Set down the lines that begin at the top of the records and end with the line containing "const lineSpan = [2.8, 4.03];", and drop every picture.

━━━━━━━━━━━━━━━━

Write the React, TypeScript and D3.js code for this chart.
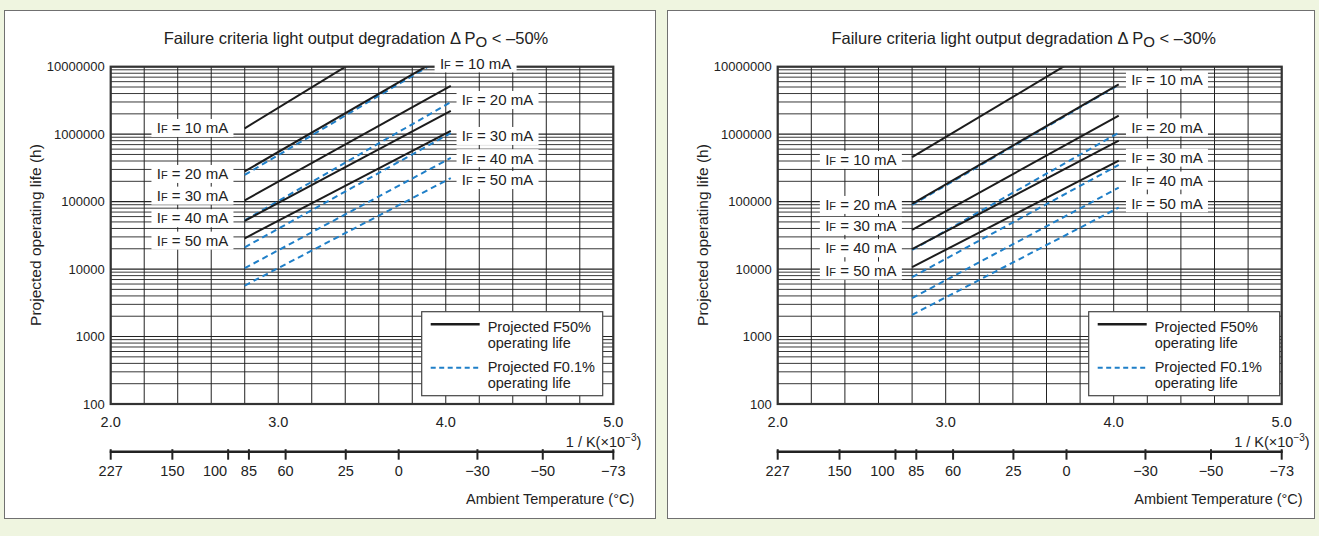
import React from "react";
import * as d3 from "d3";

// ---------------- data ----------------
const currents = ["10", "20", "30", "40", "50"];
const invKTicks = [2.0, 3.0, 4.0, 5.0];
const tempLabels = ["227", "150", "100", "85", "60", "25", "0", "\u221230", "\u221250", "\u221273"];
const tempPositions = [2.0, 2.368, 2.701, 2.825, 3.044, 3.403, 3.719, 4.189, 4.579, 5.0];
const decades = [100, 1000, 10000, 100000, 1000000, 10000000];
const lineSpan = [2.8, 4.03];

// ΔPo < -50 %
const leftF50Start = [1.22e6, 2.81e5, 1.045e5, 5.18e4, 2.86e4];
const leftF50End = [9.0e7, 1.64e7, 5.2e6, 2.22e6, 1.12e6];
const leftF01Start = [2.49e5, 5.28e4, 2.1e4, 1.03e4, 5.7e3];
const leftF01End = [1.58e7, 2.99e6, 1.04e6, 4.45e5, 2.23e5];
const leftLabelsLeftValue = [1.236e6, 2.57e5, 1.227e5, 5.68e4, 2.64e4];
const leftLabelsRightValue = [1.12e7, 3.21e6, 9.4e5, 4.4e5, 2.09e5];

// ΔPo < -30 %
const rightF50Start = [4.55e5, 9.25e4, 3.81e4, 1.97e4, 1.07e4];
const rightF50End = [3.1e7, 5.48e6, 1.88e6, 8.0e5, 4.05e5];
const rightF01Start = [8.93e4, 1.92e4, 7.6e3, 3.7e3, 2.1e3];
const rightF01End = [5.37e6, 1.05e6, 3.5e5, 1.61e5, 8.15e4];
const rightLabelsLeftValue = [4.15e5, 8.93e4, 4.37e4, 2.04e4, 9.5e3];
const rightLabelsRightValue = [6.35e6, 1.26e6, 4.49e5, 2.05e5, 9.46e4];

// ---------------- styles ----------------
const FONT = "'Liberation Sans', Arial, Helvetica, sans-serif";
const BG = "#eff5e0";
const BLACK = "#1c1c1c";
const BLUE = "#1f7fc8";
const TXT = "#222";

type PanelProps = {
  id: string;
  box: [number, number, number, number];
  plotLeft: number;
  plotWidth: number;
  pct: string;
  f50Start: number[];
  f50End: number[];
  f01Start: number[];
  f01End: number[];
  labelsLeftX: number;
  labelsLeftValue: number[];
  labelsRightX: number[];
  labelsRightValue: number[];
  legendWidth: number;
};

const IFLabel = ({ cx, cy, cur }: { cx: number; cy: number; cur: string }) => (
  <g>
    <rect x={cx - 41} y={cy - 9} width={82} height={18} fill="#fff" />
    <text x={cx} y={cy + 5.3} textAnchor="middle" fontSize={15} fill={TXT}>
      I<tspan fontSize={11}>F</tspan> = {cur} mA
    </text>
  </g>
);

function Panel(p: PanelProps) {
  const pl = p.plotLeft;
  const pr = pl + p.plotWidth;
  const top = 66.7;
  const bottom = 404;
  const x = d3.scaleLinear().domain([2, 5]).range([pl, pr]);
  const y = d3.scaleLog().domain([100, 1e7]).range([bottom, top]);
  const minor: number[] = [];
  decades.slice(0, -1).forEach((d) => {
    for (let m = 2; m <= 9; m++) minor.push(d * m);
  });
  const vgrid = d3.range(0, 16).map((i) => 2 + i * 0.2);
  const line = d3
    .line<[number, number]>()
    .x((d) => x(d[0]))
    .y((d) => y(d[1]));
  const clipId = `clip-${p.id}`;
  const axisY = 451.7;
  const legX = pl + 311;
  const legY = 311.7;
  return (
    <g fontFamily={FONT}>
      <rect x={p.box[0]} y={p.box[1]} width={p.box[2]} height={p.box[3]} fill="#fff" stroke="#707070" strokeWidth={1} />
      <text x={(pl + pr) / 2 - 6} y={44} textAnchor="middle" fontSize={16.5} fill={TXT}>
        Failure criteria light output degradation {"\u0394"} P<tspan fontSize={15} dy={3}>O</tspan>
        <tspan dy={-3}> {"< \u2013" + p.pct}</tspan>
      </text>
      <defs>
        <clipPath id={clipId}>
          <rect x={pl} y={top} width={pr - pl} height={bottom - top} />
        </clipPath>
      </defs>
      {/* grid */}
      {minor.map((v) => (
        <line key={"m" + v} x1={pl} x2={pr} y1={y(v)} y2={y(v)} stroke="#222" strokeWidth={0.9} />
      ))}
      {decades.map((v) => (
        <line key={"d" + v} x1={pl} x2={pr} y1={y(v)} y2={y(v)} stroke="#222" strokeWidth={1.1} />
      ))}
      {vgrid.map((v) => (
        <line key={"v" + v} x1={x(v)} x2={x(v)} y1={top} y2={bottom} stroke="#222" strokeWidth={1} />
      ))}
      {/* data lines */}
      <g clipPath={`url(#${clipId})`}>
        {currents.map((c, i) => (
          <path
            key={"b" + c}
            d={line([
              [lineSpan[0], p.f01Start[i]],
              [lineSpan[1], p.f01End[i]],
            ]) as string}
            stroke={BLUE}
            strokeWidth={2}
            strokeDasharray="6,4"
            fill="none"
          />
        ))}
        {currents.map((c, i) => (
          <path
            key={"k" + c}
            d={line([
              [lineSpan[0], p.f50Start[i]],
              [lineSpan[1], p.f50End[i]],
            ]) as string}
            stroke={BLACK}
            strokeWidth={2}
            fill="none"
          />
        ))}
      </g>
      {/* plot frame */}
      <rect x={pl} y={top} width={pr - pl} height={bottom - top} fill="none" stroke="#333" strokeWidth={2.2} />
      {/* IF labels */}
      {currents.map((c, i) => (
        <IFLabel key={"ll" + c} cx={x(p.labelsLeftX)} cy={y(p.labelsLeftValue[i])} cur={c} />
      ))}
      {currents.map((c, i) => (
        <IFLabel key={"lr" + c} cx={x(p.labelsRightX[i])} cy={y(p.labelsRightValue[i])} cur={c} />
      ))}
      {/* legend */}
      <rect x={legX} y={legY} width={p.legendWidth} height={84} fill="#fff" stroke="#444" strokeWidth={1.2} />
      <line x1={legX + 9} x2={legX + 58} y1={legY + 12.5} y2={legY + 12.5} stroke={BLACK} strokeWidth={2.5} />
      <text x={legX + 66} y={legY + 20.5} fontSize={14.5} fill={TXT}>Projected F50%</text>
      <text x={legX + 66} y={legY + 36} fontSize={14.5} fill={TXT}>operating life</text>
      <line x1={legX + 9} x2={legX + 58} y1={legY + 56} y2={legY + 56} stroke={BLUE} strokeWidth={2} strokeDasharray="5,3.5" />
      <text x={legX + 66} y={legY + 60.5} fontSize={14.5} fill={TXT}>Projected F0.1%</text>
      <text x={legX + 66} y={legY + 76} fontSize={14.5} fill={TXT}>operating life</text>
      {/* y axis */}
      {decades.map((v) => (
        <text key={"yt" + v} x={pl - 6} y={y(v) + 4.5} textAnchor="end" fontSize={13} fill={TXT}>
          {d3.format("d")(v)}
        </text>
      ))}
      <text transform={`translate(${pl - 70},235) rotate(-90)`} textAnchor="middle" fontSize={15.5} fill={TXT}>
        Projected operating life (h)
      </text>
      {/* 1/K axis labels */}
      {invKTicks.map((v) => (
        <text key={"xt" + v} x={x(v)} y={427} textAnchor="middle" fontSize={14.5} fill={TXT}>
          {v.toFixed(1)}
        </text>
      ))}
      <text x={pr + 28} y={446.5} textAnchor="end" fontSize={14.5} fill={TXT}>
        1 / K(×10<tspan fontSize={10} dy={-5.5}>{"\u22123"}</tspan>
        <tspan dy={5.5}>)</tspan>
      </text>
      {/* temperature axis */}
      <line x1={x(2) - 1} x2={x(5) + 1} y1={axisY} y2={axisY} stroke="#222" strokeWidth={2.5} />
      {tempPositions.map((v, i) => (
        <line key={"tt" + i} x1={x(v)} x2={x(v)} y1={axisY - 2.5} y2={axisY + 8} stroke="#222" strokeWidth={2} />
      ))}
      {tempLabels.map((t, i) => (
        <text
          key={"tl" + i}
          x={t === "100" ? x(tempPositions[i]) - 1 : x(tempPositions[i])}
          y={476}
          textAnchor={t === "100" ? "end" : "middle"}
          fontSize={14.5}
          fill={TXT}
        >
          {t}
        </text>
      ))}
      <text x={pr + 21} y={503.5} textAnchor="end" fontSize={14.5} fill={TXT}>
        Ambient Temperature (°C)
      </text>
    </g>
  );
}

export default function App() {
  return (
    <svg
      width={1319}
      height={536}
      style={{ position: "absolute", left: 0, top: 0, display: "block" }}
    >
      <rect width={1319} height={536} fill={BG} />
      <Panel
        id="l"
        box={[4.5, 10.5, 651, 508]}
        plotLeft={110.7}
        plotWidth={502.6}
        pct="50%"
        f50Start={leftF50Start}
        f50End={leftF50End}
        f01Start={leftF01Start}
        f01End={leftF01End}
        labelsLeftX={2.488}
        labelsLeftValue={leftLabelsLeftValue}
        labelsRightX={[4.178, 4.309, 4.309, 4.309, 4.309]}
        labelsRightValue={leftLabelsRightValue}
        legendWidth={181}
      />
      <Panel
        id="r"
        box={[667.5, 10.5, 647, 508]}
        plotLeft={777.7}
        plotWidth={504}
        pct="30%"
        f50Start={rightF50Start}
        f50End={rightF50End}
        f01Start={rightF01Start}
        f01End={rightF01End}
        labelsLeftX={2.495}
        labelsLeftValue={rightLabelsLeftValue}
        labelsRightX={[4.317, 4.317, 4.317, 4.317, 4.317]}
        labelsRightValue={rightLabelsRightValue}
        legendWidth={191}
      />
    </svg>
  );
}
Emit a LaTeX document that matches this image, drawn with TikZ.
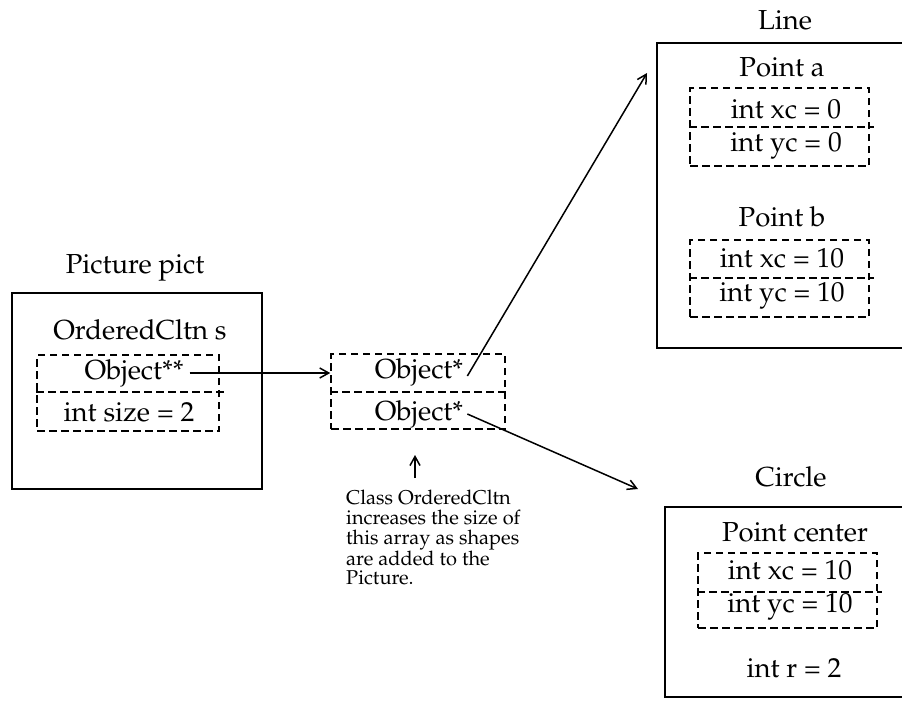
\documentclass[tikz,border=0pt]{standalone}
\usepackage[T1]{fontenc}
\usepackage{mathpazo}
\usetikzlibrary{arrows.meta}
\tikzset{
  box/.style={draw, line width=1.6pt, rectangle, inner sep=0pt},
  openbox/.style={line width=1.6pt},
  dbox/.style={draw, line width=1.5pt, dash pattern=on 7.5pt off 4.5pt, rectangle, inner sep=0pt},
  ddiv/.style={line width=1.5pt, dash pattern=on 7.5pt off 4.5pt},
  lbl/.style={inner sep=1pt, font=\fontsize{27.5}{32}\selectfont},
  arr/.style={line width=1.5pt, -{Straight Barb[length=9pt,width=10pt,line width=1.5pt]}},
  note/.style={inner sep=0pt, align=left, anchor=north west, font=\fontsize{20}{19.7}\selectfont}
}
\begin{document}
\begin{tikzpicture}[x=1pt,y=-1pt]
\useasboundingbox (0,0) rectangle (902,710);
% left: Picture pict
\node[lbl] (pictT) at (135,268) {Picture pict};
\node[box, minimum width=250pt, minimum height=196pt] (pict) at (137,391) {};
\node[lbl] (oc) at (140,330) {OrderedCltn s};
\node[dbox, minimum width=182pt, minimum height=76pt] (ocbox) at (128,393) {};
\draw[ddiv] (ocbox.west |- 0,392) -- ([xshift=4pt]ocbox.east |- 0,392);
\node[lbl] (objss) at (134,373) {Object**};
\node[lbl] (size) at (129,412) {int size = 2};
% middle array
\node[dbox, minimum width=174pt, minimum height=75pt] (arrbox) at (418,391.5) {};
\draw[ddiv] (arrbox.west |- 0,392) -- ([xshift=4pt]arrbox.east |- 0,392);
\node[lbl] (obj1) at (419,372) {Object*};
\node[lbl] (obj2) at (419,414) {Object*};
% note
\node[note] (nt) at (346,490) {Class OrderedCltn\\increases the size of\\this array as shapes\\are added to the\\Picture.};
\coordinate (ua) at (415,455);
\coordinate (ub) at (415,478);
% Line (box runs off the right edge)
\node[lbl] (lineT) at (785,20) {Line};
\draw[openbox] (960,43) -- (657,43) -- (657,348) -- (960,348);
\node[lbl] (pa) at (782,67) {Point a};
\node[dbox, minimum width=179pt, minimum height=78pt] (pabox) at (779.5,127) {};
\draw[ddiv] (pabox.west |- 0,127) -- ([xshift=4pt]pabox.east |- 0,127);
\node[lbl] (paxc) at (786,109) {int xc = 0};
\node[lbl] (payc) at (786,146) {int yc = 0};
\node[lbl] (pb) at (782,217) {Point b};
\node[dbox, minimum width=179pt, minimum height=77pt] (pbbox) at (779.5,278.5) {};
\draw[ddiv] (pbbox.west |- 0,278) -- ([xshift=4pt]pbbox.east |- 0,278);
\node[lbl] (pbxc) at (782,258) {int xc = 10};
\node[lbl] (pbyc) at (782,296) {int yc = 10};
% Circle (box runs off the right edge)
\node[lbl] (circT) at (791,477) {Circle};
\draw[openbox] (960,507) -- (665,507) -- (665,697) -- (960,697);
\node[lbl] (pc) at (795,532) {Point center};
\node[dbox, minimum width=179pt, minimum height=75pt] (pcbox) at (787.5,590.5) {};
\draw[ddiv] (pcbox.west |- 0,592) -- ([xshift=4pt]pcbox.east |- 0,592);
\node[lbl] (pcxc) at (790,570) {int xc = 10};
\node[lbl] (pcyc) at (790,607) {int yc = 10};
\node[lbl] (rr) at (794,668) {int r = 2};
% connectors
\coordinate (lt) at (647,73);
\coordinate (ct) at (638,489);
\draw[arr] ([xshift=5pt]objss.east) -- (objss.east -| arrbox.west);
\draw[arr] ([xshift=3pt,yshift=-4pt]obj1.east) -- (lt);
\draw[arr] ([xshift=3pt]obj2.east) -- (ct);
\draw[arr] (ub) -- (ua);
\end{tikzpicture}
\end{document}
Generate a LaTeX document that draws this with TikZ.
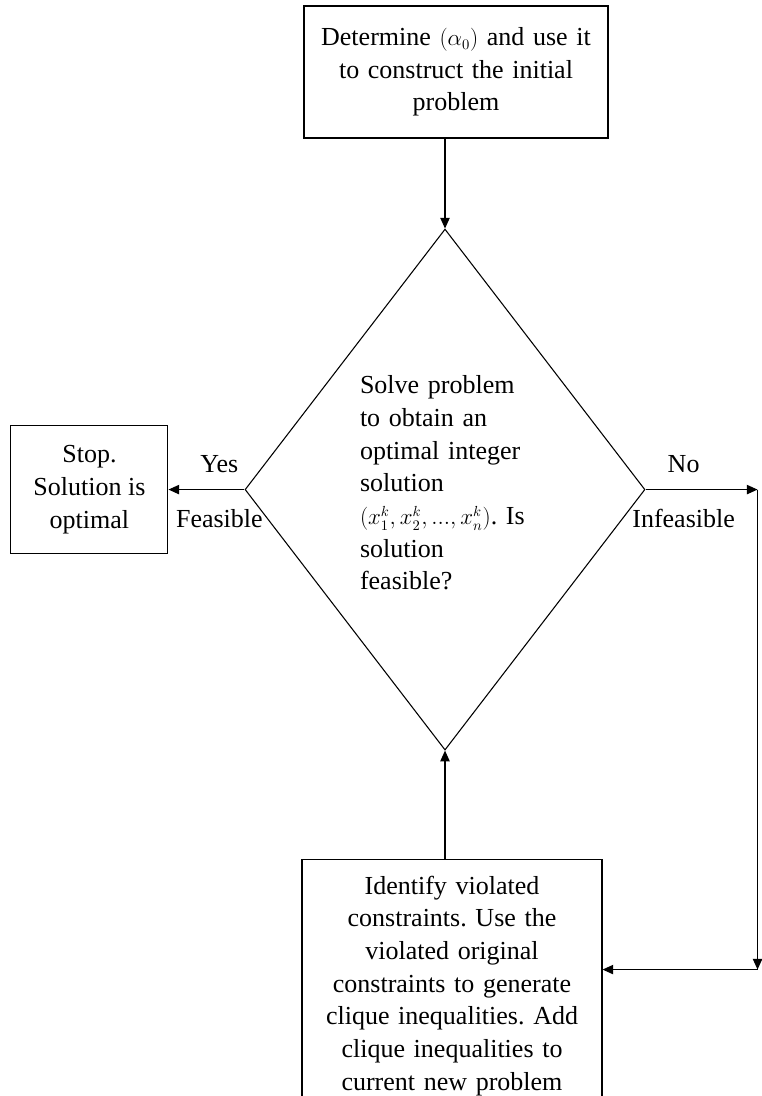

━━━━━━━━━━━━━━━━

▶ _Output for this exercise_
Write the React, TypeScript and D3.js code for this chart.
import React from "react";
import * as d3 from "d3";

// ---------------- data ----------------
const currents = ["10", "20", "30", "40", "50"];
const invKTicks = [2.0, 3.0, 4.0, 5.0];
const tempLabels = ["227", "150", "100", "85", "60", "25", "0", "\u221230", "\u221250", "\u221273"];
const tempPositions = [2.0, 2.368, 2.701, 2.825, 3.044, 3.403, 3.719, 4.189, 4.579, 5.0];
const decades = [100, 1000, 10000, 100000, 1000000, 10000000];
const lineSpan = [2.8, 4.03];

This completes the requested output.